Gary King, Wright says, “We’d like to think of him as Withnail, Randle McMurphy and the Tasmanian Devil.” “And the Fonz,” Pegg says. “The dark Fonz!” Wright adds. You could have a great welter of pity for him, but he is a force. His delusions and his energy, you admire at some point, and the movie does several incredible transformations on his behalf. “He’s a meticulously constructed personality,” Pegg says. “By himself! To the point where his psychosis is so well developed that he actually believes the lies he’s telling, y’know. And it’s because he’s got this carapace of self-confidence.
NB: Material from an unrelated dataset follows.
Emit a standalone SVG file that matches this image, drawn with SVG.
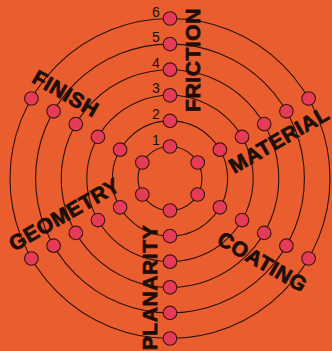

He’s so armored against his own sort of illness.” The great gift of “The World’s End” is not only does King (and the film) rise above the pointed description and critique of middle-age malaise and grown-ups’ denial, it rockets past them toward another kind of movie that’s still inventive and hilarious. Which means I’ve described only about forty minutes of the movie: surprise is a sweet treat all the way to “The World’s End.” (Ray Pride)
“The World’s End” opens Friday, August 23.